One final component of his current calling is making his ministry mobile, which will once again be in tandem with his sister and best-selling author/actress Priscilla Shirer. The siblings will set out on the “FerVent 2.0” outing, bringing together faithful expressions from Anthony’s Altared with messages from Priscilla?s upcoming movie Overcomer. “There’s a synergy between a brother and sister, or siblings in general that you can?t manufacture,” Evans noted. “I’m thankful that Priscilla has the career she has and the opportunities even now with her third movie coming out in August. It wasn?t even something that she was trying to pursue, but between that and selling millions of books and Bible studies, we have this opportunity and it just creates something you can’t fabricate.”

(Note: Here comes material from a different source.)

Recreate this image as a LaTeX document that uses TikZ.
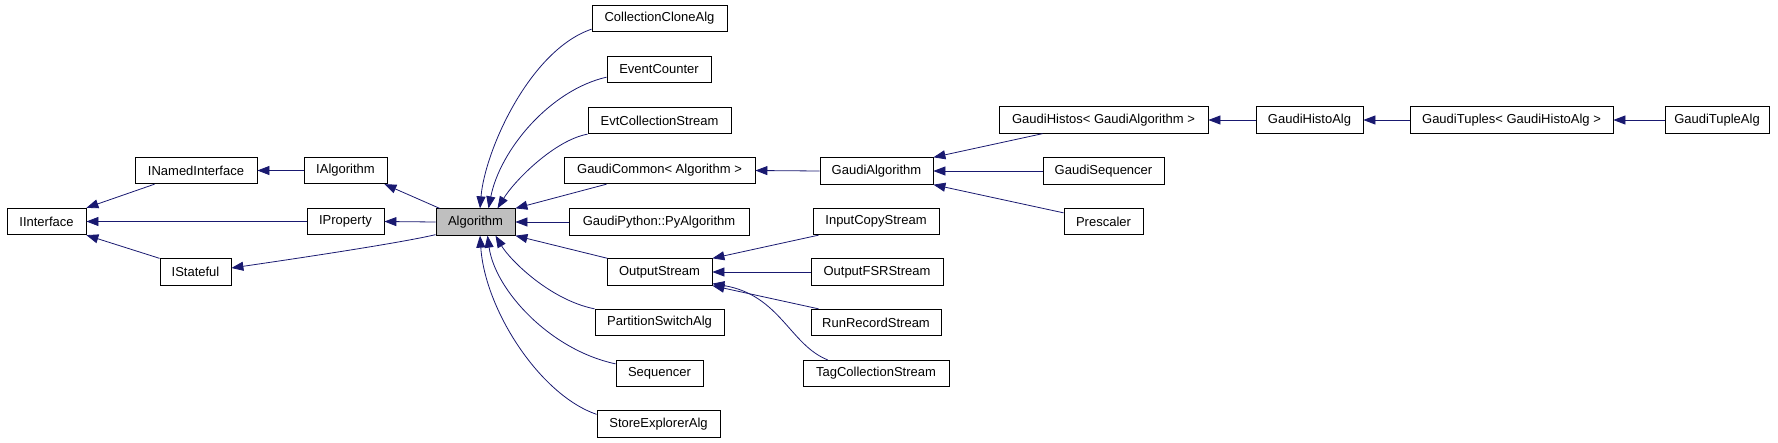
\documentclass[tikz,border=0pt]{standalone}
\usepackage{fontspec}
\setmainfont{Liberation Sans}
\usetikzlibrary{arrows.meta}
\definecolor{edgeblue}{HTML}{191970}
\definecolor{algfill}{gray}{0.75}
\tikzset{
  box/.style={draw=black, line width=0.8pt, minimum height=26.5pt, inner sep=0pt,
              font=\fontsize{13}{15}\selectfont, fill=white},
  edge/.style={draw=edgeblue, line width=0.8pt, -{Triangle[length=12pt,width=9pt]}},
}
\begin{document}
\begin{tikzpicture}[x=1pt,y=-1pt]
\useasboundingbox (0,0) rectangle (1778,442);
% column 1
\node[box, minimum width=79pt]  (II)  at (46.5,221.5) {IInterface};
% column 2
\node[box, minimum width=122pt] (INI) at (196,170.5) {INamedInterface};
\node[box, minimum width=71pt]  (IS)  at (195.5,272) {IStateful};
% column 3
\node[box, minimum width=83pt]  (IA)  at (345.5,170.5) {IAlgorithm};
\node[box, minimum width=77pt]  (IP)  at (345.5,221.5) {IProperty};
% column 4
\node[box, minimum width=79pt, fill=algfill] (Alg) at (475.5,222) {Algorithm};
% column 5
\node[box, minimum width=135pt] (CCA) at (659.5,18.5) {CollectionCloneAlg};
\node[box, minimum width=104pt] (EC)  at (659,69.5) {EventCounter};
\node[box, minimum width=143pt] (ECS) at (659.5,120.5) {EvtCollectionStream};
\node[box, minimum width=191pt] (GC)  at (659.5,170.5) {GaudiCommon< Algorithm >};
\node[box, minimum width=180pt] (GP)  at (659,222) {GaudiPython::PyAlgorithm};
\node[box, minimum width=105pt] (OS)  at (659.5,272) {OutputStream};
\node[box, minimum width=129pt] (PSA) at (659.5,322.5) {PartitionSwitchAlg};
\node[box, minimum width=87pt]  (Seq) at (659.5,373.5) {Sequencer};
\node[box, minimum width=123pt] (SEA) at (658.5,424) {StoreExplorerAlg};
% column 6
\node[box, minimum width=113pt] (GA)  at (876.5,171) {GaudiAlgorithm};
\node[box, minimum width=126pt] (ICS) at (876,221.5) {InputCopyStream};
\node[box, minimum width=132pt] (OFS) at (877,272) {OutputFSRStream};
\node[box, minimum width=130pt] (RRS) at (876,322.5) {RunRecordStream};
\node[box, minimum width=146pt] (TCS) at (876,373.5) {TagCollectionStream};
% column 7
\node[box, minimum width=209pt] (GH)  at (1103.5,120) {GaudiHistos< GaudiAlgorithm >};
\node[box, minimum width=121pt] (GS)  at (1103.5,171) {GaudiSequencer};
\node[box, minimum width=79pt]  (PS)  at (1103.5,221.5) {Prescaler};
% columns 8-10
\node[box, minimum width=107pt] (GHA) at (1309.5,120) {GaudiHistoAlg};
\node[box, minimum width=203pt] (GT)  at (1511.5,120) {GaudiTuples< GaudiHistoAlg >};
\node[box, minimum width=104pt] (GTA) at (1717,120) {GaudiTupleAlg};

% edges to IInterface
\draw[edge] ([xshift=20pt]INI.south west) -- (II.north east);
\draw[edge] (IP.west) -- (II.east);
\draw[edge] (IS.north west) -- (II.south east);
\draw[edge] (IA.west) -- (INI.east);
% edges from Algorithm
\draw[edge] ([xshift=4pt]Alg.north west) -- ([xshift=-3pt]IA.south east);
\draw[edge] (Alg.west) -- (IP.east);
\draw[edge] ([yshift=1pt]Alg.south west) .. controls (400,243) and (300,258) .. ([yshift=4pt]IS.east);
% edges to Algorithm
\draw[edge] ([yshift=3pt]CCA.south west) .. controls (530,50) and (485,150) .. ([xshift=4.5pt]Alg.north);
\draw[edge] ([yshift=6pt]EC.south west) .. controls (550,90) and (500,150) .. ([xshift=13pt]Alg.north);
\draw[edge] (ECS.south west) .. controls (555,140) and (515,180) .. ([xshift=22pt]Alg.north);
\draw[edge] ([xshift=43pt]GC.south west) -- (Alg.north east);
\draw[edge] (GP.west) -- (Alg.east);
\draw[edge] ([xshift=1pt]OS.north west) -- (Alg.south east);
\draw[edge] (PSA.north west) .. controls (550,300) and (510,260) .. ([xshift=20pt]Alg.south);
\draw[edge] ([yshift=-4pt]Seq.north west) .. controls (550,350) and (495,290) .. ([xshift=12pt]Alg.south);
\draw[edge] ([yshift=-4pt]SEA.north west) .. controls (540,395) and (485,310) .. ([xshift=4.5pt]Alg.south);
% edges to OutputStream
\draw[edge] ([xshift=6pt]ICS.south west) -- (OS.north east);
\draw[edge] (OFS.west) -- (OS.east);
\draw[edge] ([xshift=8pt]RRS.north west) -- (OS.south east);
\draw[edge] ([xshift=25pt]TCS.north west) .. controls (790,345) and (780,295) .. ([yshift=2pt]OS.south east);
% edges to GaudiAlgorithm / GaudiCommon
\draw[edge] (GA.west) -- (GC.east);
\draw[edge] ([xshift=44pt]GH.south west) -- (GA.north east);
\draw[edge] (GS.west) -- (GA.east);
\draw[edge] ([yshift=-5pt]PS.north west) -- (GA.south east);
% chain
\draw[edge] (GHA.west) -- (GH.east);
\draw[edge] (GT.west) -- (GHA.east);
\draw[edge] (GTA.west) -- (GT.east);
\end{tikzpicture}
\end{document}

And speaking of something that can’t be fabricated, Evans continues being open to “absolutely whatever” God has in store for his talents. Opportunities sometimes come in somewhat Unexpected Places, such as putting together vocals for Tori Kelly’s double Grammy-winning album Hiding Place, a Grammy-nominated episode of Black-ish, vocal contracting for the rap and hip-hop communities, or stepping out onto the revered Hollywood Bowl stage for a co-starring role as The Beast in Disney’s star-studded Beauty And The Beast concert series. This amazing experience paired Anthony with Emmy nominee Zooey Deschanel (New Girl) as Belle, plus Tony Award winner Jane Krakowski (30 Rock, Ally McBeal), Golden Globe and Tony winner Kelsey Grammer (Cheers, Frasier), Taye Diggs (Rent, Hedwig And The Angry Inch) and Rebel Wilson (Bridesmaids, Pitch Perfect).
Of the Hollywood Bowl experience, Evans recalls, “Standing on the side of the stage with 18,000 people in the audience, I started to put this expectation on myself like “you better perform.” And then I thought to myself, “Anthony, this is what will make you crash. What you have to realize, is that you have been taking steps towards this moment for 15 years. I walked up confident because I acknowledged the fact that I’ve been taking daily steps towards becoming who I needed to be for the stage. I believe it relates the same way to being a child of God. This allows us to pivot our perspective as it relates to expectations. You’ll be ready for it, but it will be from a step-by-step place versus, “today you need to be the best you’ve ever been.” Pursuing my emotional and spiritual health has altered how I view God, period.”
Adds Evans: “If I would’ve given up in prior moments that seemed inconsequential, I wouldn’t have been ready for this particular moment, so that was a huge blessing. That’s the same way it relates to my career and opportunities. It came from being faithful in the little, and eventually a lot will come out of the future moments. I don’t mean a lot in the sense of Hollywood. I mean a lot in the sense of impacting people’s lives.”